The coalition government has arrived with a progressive and civil liberties agenda. But not for the UK’s most deprived and discriminated against minority ethnic group – Gypsies and Travellers.

Already the coalition government has reversed progressive policies giving incentives for local authorities to develop Gypsy and Traveller sites, by cuts announced in the Housing and Communities Agency (HCA) budget, cancelling all next year’s bids for sites. The Conservative Planning ‘Green’ Paper in February threatened to scrap Planning and Housing circulars which have started to give Gypsies and Travellers and Showmen a ‘level playing field’ in planning disputes with local authorities and planning inspectors.

The Conservative Party seems according to Eric Pickles to be determined to revive the ‘Gypsy Law’ of criminal trespass.
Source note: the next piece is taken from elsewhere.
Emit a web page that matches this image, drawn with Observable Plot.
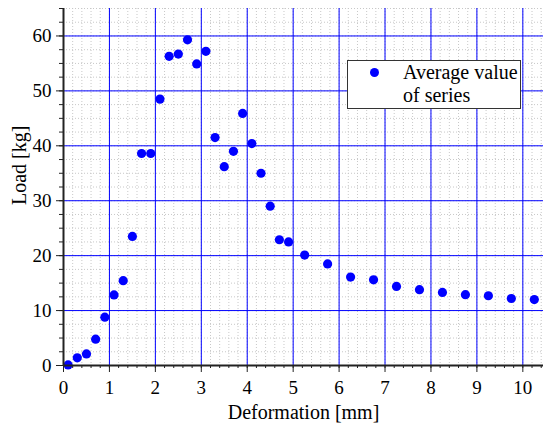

This discriminatory law was derided when Michael Howard campaigned on it in 2005, but has reappeared as a policy for the Coalition government.

Detailed and comprehensive research throughout England in Gypsy and Traveller Accommodation Needs Assessments has identified targets for sites for Gypsies and Travellers and yards for Showmen. Many have been agreed with local authorities and progress was starting to be made. After years of inaction on sites a cumulative need has built up. The situation now is worse than ever and will only get worse without new provision. We face a future of more roadside and unauthorised encampments leading to inevitable community conflict and enforcement costs to local council tax payers.

We have to remember that Gypsy and Traveller families who have a travelling way of life have probably just 3,729 caravans on ‘unauthorised’ sites in the whole of England, with a further 13,708 caravans on council and private sites[1] and ‘It is estimated that the entire Gypsy and Traveller population could be legally accommodated if as little as one square mile of land were allocated for sites in England’.[2]

As university and independent researchers and campaigners we are calling on the Coalition Government, and David Cameron and Nick Clegg in particular, to think again about policies on Gypsies and Travellers and stick to progressive programmes based on civil liberties and fairness not the proposed policies of harassment and criminalisation of ethnic minorities, who the CRE (now the EHRC) in 2006 described as ‘the most socially excluded groups in the U.K. today’.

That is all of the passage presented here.